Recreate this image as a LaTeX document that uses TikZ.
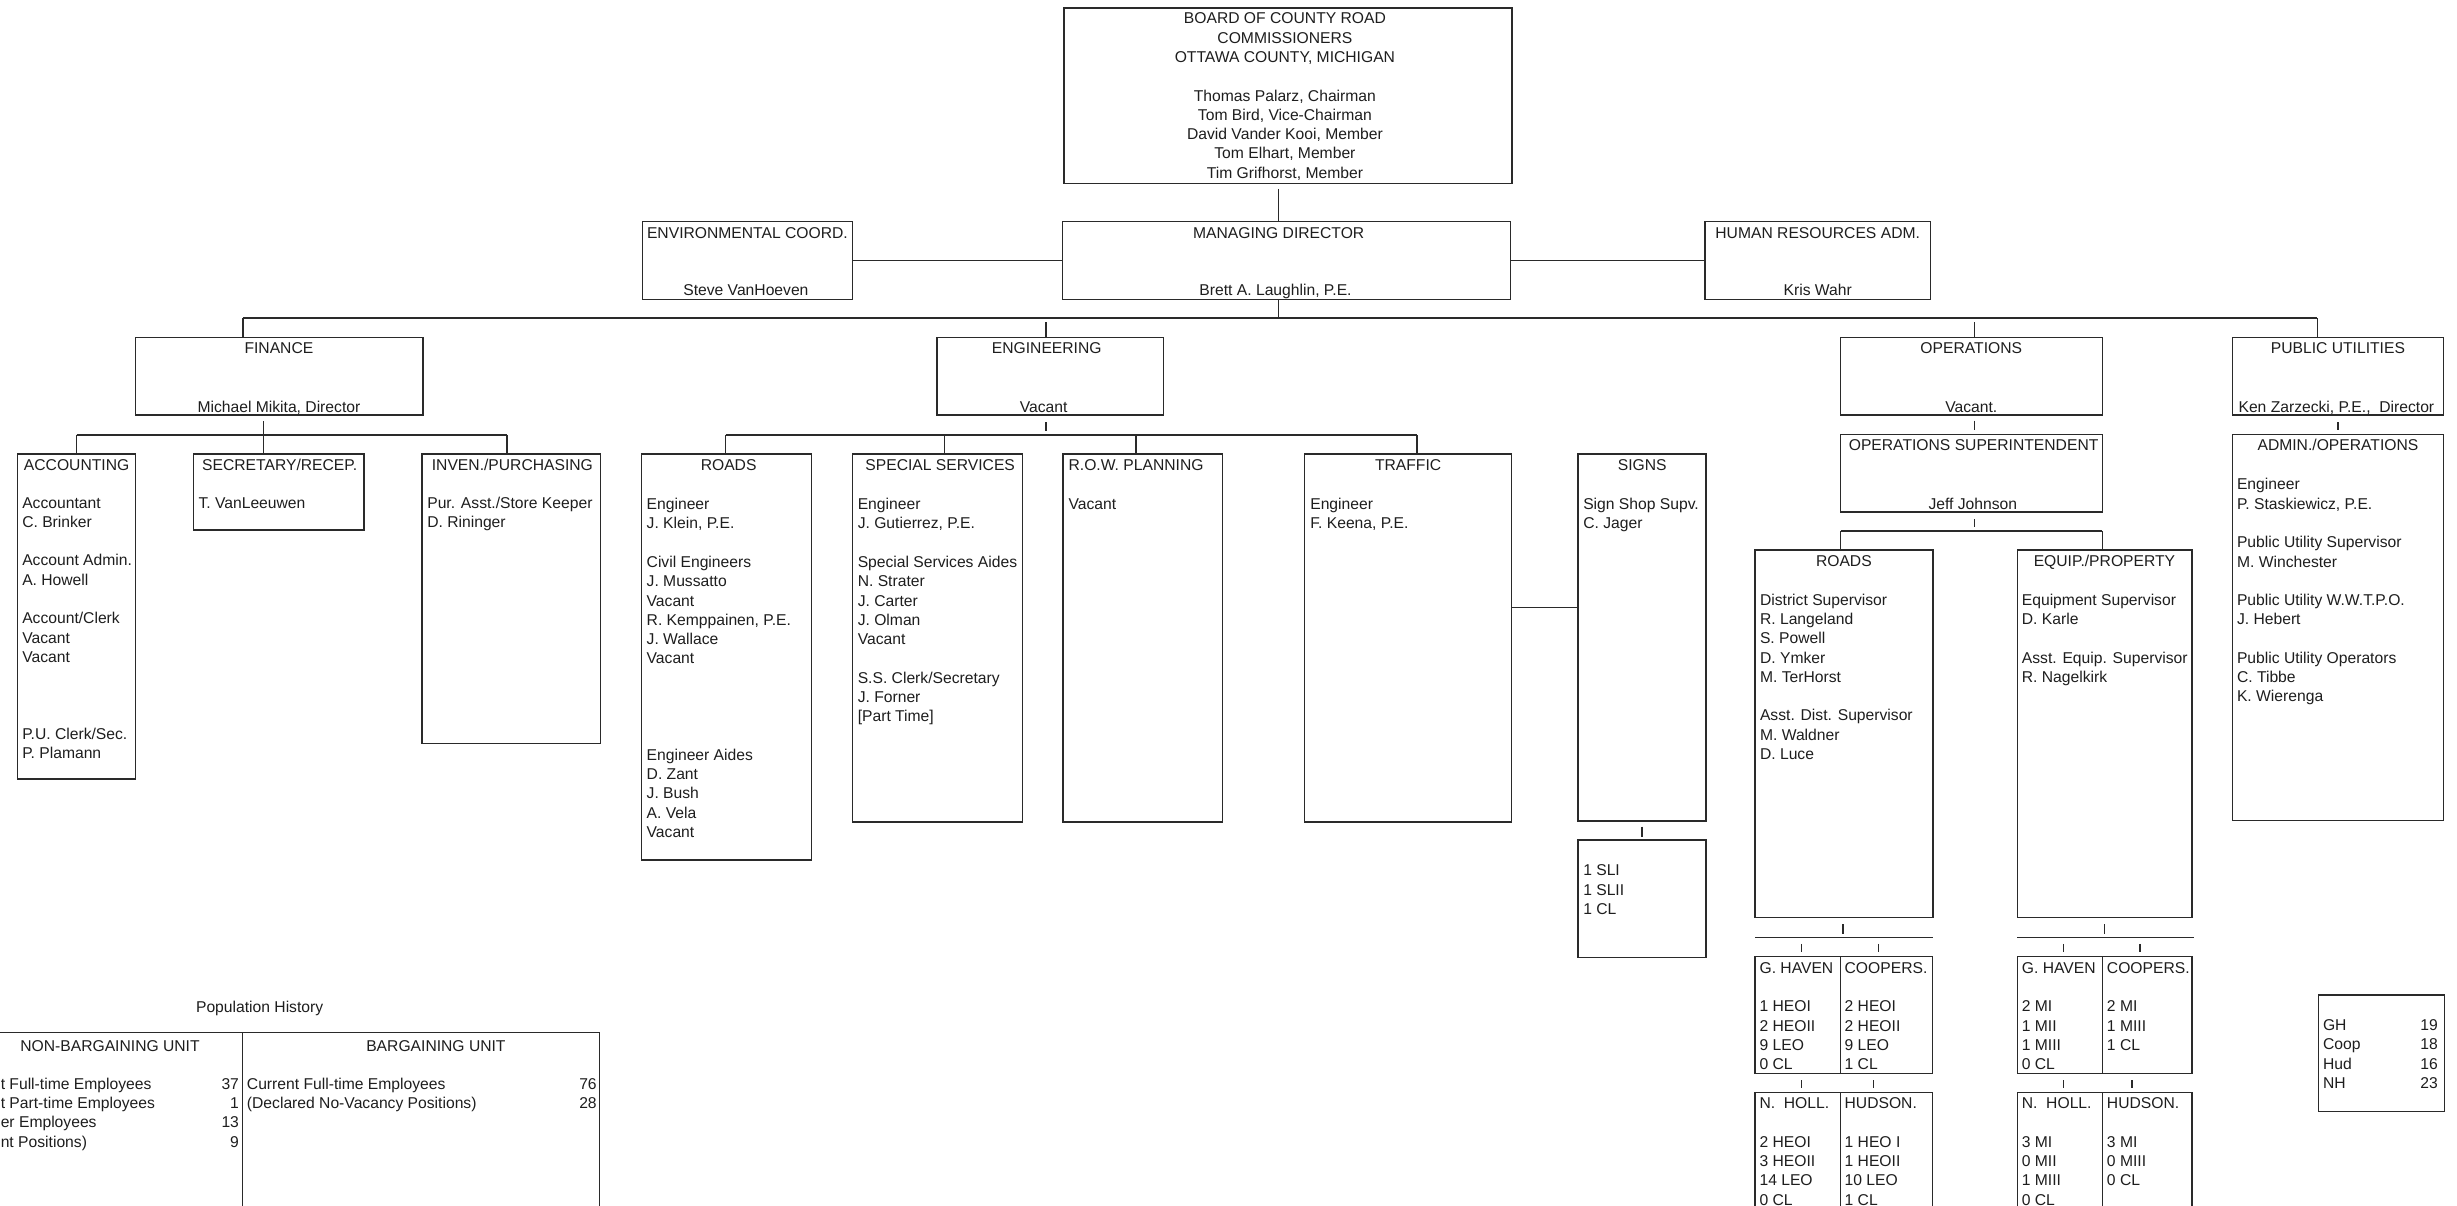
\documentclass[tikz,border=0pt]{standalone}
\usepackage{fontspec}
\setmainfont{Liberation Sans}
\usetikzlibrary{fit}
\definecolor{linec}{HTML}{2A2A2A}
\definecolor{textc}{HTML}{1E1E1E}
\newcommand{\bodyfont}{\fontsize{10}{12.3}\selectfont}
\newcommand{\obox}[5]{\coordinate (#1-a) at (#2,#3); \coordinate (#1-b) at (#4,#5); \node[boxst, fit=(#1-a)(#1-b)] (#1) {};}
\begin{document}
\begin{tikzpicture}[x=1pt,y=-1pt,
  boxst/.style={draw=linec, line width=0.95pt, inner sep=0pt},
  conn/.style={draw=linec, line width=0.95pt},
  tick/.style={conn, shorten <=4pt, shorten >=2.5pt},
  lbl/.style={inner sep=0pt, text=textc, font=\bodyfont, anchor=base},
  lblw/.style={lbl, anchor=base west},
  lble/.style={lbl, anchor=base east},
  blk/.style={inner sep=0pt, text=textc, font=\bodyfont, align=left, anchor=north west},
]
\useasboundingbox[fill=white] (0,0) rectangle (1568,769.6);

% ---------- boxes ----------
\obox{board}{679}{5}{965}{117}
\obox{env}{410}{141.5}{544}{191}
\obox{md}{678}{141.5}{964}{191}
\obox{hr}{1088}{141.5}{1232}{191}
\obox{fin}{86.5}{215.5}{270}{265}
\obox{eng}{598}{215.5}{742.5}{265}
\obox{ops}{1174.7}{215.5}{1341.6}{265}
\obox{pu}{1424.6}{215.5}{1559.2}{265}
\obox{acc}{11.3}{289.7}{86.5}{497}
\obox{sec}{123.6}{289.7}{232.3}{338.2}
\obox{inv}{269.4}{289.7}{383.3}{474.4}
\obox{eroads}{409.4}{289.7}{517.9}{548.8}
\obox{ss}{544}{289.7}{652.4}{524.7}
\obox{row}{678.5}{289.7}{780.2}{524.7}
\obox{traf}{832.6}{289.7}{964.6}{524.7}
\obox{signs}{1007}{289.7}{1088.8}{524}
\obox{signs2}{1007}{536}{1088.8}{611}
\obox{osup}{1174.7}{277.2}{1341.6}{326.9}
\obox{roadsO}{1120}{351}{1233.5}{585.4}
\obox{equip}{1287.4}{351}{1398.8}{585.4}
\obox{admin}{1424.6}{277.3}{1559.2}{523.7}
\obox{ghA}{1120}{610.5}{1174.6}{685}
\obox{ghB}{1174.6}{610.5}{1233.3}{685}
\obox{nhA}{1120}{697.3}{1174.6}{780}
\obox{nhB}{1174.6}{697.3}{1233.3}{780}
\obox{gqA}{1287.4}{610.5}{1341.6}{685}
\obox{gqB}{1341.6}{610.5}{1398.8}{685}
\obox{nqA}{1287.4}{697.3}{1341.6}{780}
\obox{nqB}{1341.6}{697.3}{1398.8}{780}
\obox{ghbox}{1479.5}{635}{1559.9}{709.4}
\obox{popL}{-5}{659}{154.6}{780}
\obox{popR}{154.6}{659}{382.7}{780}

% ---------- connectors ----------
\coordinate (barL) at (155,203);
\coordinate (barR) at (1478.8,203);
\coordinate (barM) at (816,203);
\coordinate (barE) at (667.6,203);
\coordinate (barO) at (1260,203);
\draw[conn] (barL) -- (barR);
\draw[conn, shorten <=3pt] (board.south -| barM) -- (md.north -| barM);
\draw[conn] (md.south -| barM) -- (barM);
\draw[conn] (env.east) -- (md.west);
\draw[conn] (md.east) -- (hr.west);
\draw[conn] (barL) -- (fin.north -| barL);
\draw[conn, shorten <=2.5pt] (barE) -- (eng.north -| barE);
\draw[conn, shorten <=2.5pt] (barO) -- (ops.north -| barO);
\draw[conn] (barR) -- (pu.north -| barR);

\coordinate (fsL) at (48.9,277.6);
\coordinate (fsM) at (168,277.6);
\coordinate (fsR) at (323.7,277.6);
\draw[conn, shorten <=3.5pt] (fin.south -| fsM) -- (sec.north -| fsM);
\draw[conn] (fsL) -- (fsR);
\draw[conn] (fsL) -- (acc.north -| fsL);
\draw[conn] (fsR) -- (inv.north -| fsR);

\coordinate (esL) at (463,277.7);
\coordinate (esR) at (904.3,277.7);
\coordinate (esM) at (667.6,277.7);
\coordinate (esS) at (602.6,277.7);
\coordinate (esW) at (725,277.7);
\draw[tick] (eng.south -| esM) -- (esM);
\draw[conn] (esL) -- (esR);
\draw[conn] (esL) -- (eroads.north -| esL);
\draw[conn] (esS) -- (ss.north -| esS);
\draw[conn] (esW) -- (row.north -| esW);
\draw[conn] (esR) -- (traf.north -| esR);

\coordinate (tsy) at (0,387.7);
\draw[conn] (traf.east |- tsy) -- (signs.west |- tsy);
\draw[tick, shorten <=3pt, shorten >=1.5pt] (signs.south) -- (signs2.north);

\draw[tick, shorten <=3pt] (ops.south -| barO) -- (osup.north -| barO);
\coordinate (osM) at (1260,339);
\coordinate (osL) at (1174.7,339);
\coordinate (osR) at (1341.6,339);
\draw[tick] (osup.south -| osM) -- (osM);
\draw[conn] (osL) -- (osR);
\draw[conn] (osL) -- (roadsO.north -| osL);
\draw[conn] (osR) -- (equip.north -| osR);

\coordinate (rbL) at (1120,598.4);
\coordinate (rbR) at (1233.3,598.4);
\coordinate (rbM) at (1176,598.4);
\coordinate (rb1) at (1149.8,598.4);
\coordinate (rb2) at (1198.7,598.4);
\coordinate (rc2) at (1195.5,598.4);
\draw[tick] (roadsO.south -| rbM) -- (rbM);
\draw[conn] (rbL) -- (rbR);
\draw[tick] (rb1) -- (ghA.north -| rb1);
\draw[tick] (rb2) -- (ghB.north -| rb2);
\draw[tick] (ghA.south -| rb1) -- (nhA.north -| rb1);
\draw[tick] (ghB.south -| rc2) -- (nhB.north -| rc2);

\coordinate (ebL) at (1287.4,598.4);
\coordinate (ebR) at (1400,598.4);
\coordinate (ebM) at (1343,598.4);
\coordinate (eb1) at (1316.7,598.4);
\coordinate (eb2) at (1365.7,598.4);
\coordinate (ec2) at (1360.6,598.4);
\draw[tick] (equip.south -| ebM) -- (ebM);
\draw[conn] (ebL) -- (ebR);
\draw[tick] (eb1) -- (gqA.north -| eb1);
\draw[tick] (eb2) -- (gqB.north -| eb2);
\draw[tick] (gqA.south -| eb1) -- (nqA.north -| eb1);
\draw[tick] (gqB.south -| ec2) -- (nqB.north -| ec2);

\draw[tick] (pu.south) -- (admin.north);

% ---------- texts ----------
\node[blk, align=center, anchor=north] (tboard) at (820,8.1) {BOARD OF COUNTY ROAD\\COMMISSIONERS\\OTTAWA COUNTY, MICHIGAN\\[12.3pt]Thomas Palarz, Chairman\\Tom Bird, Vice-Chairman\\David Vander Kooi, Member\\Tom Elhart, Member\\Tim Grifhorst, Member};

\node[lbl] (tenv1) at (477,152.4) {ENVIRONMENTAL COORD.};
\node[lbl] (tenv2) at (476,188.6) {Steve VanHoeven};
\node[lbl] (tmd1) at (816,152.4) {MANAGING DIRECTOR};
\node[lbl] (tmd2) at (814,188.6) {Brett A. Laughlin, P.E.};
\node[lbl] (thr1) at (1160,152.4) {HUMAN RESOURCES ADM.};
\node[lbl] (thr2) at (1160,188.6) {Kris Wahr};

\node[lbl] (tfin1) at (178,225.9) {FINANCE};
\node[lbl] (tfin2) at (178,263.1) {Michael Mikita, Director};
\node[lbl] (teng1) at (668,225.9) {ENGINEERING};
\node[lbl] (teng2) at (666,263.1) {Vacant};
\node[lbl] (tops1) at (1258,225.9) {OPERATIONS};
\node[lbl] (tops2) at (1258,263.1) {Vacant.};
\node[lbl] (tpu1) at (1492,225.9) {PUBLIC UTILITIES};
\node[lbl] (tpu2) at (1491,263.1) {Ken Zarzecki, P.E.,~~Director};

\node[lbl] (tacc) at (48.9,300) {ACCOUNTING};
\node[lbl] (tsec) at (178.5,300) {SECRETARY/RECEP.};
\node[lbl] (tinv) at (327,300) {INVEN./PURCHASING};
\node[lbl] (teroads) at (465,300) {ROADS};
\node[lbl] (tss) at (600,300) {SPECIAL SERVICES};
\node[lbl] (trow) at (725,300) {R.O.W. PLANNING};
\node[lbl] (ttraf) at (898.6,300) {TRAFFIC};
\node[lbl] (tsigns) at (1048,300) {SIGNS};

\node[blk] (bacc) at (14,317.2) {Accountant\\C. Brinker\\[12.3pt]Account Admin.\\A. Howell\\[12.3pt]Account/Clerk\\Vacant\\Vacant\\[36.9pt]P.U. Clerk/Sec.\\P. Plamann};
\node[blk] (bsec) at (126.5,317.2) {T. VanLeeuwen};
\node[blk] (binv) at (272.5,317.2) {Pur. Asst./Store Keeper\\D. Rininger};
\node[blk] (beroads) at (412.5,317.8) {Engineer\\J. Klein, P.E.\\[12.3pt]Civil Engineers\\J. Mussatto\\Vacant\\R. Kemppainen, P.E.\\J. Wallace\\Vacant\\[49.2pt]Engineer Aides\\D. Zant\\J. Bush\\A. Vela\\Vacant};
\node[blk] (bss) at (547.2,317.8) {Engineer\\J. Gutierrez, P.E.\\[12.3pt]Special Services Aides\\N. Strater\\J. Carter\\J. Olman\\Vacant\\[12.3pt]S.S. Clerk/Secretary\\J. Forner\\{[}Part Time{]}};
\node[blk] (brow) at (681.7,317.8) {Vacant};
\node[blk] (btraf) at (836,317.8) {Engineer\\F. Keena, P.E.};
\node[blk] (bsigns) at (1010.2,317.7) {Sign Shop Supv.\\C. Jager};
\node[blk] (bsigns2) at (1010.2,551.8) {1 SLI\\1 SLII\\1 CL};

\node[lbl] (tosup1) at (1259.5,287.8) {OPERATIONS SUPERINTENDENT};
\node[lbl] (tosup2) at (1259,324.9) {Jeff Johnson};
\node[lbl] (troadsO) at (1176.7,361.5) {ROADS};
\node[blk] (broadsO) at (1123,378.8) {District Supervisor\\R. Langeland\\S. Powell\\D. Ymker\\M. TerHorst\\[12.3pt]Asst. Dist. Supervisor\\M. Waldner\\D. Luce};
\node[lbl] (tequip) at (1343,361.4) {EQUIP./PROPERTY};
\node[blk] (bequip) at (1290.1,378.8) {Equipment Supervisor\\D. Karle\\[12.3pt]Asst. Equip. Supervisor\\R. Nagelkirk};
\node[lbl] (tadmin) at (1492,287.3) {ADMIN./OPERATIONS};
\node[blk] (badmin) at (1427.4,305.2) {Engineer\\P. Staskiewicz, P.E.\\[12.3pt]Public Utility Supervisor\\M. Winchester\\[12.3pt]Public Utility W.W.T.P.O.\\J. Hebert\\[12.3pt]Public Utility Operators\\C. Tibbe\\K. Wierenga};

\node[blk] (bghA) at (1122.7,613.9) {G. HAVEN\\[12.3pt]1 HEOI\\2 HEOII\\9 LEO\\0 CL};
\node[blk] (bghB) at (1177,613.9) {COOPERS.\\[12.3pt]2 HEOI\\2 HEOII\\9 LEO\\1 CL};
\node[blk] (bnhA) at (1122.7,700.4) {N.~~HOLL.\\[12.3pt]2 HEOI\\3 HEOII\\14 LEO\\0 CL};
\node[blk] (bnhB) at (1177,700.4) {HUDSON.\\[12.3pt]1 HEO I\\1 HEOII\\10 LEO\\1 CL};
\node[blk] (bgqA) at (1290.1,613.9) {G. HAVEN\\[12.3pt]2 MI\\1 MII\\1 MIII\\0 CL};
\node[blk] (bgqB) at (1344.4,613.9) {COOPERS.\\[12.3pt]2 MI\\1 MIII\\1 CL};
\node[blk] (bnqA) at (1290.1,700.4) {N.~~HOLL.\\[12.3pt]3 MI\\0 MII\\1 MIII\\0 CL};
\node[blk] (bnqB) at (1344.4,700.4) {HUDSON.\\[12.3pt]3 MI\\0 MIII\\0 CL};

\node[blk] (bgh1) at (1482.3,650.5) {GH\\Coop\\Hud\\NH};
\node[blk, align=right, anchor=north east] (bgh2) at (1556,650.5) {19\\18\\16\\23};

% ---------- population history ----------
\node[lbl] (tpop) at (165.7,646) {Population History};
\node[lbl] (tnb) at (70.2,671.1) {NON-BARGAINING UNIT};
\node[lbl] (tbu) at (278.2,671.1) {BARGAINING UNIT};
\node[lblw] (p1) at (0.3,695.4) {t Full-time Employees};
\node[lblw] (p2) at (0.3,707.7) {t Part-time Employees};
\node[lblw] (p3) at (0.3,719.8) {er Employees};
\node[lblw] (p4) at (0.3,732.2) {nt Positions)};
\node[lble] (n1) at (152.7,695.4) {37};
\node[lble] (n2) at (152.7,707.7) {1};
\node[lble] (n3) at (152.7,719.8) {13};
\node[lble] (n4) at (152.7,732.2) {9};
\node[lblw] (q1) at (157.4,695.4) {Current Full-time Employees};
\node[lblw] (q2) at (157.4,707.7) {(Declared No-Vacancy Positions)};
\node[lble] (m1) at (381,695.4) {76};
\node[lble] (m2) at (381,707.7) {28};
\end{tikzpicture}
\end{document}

● WHAT YOU HAVE TO DO
Write out, word for word, the lines from the start of the data through the one holding "(0,0) rectangle (1568,769.6);". Omit pictures.

● FINAL RESULT
Recreate this image as a LaTeX document that uses TikZ.
\documentclass[tikz,border=0pt]{standalone}
\usepackage{fontspec}
\setmainfont{Liberation Sans}
\usetikzlibrary{fit}
\definecolor{linec}{HTML}{2A2A2A}
\definecolor{textc}{HTML}{1E1E1E}
\newcommand{\bodyfont}{\fontsize{10}{12.3}\selectfont}
\newcommand{\obox}[5]{\coordinate (#1-a) at (#2,#3); \coordinate (#1-b) at (#4,#5); \node[boxst, fit=(#1-a)(#1-b)] (#1) {};}
\begin{document}
\begin{tikzpicture}[x=1pt,y=-1pt,
  boxst/.style={draw=linec, line width=0.95pt, inner sep=0pt},
  conn/.style={draw=linec, line width=0.95pt},
  tick/.style={conn, shorten <=4pt, shorten >=2.5pt},
  lbl/.style={inner sep=0pt, text=textc, font=\bodyfont, anchor=base},
  lblw/.style={lbl, anchor=base west},
  lble/.style={lbl, anchor=base east},
  blk/.style={inner sep=0pt, text=textc, font=\bodyfont, align=left, anchor=north west},
]
\useasboundingbox[fill=white] (0,0) rectangle (1568,769.6);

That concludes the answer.